Вот это вопрос! Тайменев даже вздрогнул от его ересеобразной новизны. Чёрт-те что приходит в голову. Хорошо хоть запах горелого пропал, и он смог вернуться к модели острова.

Медленно обойдя кругом полусферы несколько раз, Николай попытался определить секрет большой игрушки, но ни до чего не додумался. Скорее всего, применена голография. Да и какая разница? Важно, что благодаря чудо-игрушке можно теперь ориентироваться без указателей. Он зафиксировал в памяти зелёную фазу. Она говорила, что туристы размещаются недалеко отсюда в коттеджах и палаточном лагере, по соседству с культурно-административным центром острова. Не успел отойти от макета на десяток шагов, как наткнулся на Франсуа Марэна и его сподвижника по забавам на «Хамсине» Пола Брэйера. Николай так и не составил о том определённого мнения, причиной чего считал характер Брэйера: никогда нельзя сказать, чему тот отдаёт предпочтение, а чего не любит; всегда ровный и спокойный, Пол не давал повода для откровенности, в отличие от Франсуа. Брэйер рядом с весёлым и жизнерадостным толстяком Марэном выглядит бледной тенью последнего. Взгляды людей, заметил Тайменев, скользили по лицу Брэйера не задерживаясь.
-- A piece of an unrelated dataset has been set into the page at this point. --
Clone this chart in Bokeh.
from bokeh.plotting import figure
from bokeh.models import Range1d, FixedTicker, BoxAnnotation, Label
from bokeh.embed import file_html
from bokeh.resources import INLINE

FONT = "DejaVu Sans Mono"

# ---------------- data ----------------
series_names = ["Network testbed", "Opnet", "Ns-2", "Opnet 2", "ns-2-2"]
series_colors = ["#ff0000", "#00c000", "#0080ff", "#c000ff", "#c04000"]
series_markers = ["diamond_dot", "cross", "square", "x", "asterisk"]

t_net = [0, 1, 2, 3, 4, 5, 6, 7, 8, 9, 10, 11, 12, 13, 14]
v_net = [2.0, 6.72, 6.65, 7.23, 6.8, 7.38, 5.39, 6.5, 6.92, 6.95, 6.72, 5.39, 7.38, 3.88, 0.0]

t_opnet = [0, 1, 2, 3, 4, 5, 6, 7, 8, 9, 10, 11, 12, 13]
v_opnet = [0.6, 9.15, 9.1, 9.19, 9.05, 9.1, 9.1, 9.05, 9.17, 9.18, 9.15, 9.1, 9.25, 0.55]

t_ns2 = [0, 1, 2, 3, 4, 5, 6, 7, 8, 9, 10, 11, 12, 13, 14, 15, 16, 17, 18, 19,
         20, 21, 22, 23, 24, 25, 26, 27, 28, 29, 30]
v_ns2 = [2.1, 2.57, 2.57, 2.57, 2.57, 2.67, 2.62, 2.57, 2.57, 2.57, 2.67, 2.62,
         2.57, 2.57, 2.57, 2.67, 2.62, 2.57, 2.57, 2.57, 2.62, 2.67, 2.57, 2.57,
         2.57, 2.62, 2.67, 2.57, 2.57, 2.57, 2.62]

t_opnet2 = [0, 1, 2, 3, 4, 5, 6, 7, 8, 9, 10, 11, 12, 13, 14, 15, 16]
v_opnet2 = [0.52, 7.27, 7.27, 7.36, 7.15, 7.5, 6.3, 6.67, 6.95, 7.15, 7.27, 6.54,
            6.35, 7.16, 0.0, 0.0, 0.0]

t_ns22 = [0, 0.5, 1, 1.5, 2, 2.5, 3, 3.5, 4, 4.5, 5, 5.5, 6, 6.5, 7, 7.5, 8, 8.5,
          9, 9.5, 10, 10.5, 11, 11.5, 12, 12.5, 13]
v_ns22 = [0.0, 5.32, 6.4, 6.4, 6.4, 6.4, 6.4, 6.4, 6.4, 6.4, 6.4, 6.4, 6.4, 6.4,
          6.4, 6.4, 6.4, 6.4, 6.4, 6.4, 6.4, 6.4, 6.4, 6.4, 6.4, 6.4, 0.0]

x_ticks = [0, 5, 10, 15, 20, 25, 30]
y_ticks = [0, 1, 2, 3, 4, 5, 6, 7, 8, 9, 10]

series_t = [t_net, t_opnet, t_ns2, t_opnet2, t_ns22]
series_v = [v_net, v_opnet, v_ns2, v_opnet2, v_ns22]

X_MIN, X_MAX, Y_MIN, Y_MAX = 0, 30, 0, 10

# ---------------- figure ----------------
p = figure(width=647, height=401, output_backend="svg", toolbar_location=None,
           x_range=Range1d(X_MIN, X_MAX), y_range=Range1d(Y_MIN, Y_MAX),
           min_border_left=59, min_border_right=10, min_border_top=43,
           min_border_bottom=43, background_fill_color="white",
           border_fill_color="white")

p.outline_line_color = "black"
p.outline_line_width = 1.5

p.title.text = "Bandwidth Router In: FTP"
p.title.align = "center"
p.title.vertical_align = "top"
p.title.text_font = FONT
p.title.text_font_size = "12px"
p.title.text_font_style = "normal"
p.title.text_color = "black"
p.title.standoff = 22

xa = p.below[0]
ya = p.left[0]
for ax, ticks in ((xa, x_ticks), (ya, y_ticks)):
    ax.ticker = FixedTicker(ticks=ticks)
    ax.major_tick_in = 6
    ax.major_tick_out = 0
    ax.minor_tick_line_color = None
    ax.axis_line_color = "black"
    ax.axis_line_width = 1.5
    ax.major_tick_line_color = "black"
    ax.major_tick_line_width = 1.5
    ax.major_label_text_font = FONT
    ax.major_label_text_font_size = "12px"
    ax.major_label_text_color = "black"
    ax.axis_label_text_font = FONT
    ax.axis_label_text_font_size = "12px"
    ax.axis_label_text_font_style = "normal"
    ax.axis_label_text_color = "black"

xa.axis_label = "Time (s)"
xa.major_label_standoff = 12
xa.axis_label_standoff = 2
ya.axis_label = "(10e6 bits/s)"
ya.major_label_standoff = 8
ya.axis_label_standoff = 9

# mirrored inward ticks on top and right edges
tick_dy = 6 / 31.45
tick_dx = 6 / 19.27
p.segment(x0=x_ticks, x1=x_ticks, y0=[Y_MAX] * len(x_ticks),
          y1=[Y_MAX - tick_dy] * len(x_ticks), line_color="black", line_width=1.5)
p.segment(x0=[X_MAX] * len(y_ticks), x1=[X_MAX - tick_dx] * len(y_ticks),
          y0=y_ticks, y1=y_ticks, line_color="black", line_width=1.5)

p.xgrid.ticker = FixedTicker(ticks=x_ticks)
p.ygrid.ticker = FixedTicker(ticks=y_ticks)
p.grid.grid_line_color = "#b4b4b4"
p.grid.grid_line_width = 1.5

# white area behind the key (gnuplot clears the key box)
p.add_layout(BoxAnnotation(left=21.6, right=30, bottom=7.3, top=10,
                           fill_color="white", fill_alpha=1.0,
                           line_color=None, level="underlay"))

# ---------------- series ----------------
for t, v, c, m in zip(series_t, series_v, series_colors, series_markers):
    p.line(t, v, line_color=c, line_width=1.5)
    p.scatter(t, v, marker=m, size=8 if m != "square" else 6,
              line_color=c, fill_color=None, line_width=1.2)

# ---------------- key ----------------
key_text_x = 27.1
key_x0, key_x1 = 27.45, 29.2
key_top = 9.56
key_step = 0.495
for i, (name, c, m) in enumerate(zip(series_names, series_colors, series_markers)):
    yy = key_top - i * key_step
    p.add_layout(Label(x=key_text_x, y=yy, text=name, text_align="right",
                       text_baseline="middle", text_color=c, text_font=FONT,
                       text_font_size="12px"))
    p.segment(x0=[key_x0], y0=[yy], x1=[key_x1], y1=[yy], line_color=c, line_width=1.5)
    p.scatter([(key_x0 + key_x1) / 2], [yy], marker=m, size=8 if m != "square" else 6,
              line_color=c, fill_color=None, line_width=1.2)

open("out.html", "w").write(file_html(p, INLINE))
Лицо Марэна отражает смену эмоций, и они притягивают людей к Франсуа, как бы соединяя в чувственном диалоге.

– Ты заставляешь меня и моего друга волноваться и ещё волноваться, – почти закричал Франсуа, радостно раскрыв глазки, – Коман сава? Мы здесь затем, дабы сопровождать тебя к месту жилища. Так у вас говорится? Я знал, что тебе понравится цветная игрушка и что я найду тебя здесь. Франсуа Марэн – лучший детектив в мире…

Окутанные облаком слов, непрерывно излучаемых Франсуа, они вошли в тень пальм, прошли рощу и оказались на зелёной равнине, застроенной каменными домами непривычной вкусу европейца архитектурной конфигурации. Чуть поодаль на юго-восток от каменного городка расположился палаточный лагерь. В перспективе над палатками, – зелёные холмы и серые камни невысоких вершин слагают линию близкого горизонта.
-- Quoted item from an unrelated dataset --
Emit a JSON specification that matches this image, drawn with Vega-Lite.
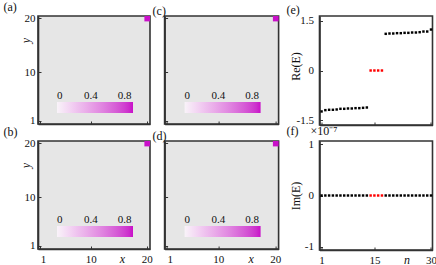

Здания, у которых суетятся пассажиры «Хамсина», не имеют фасадов: независимо от размеров их фундаменты и стены представляют правильные окружности; будто разбросали на местности цилиндры пособиями великанам для уроков геометрии, а мощная рука затем поставила их в беспорядке на круглые основания. Стиль прошлых веков, вовлечённый в современность…

Вытянутые в линию палатки напоминают военный лагерь, разбитый полководцем, любящим порядок и однообразие во всём, начиная от размеров солдатских портянок и кончая ростом и весом солдат. Все палатки сшиты из ткани одного, промежуточного между серым и стальным, цвета. Пёстро одетые люди среди них кажутся прохожими, случайно попавшими в батальную сцену снимающегося фильма. Глаз невольно ищет поблизости марширующие колонны, ухо пытается услышать звук скрипящих сапог.

Пока дошли до палаточного лагеря, Тайменев получил всю нужную и ненужную информацию о долине Королей, так быстро и неузнаваемо преображённой компанией «Тангароа». По словам Франсуа, местная власть очень заинтересована в развёртывании туризма: единственное всесторонне привлекательное место отдали чужестранцам. На острове, как и на лайнере, можно жить в любом из двух финансовых измерений. В одном, бесплатном, предусматрены экскурсии по острову и близлежащей акватории, все бытовые удобства в палатке или коттедже, питание в отдельной секции пищевого центра. Стоимость услуг входит в стоимость билета. В измерении высшего порядка существуют бары, рестораны, видео и фотостудии, ночные развлечения с реестром изысканных наслаждений. Желающим предоставляется персональный гид. Размер удовлетворённости услугами зависит от размеров оплаты.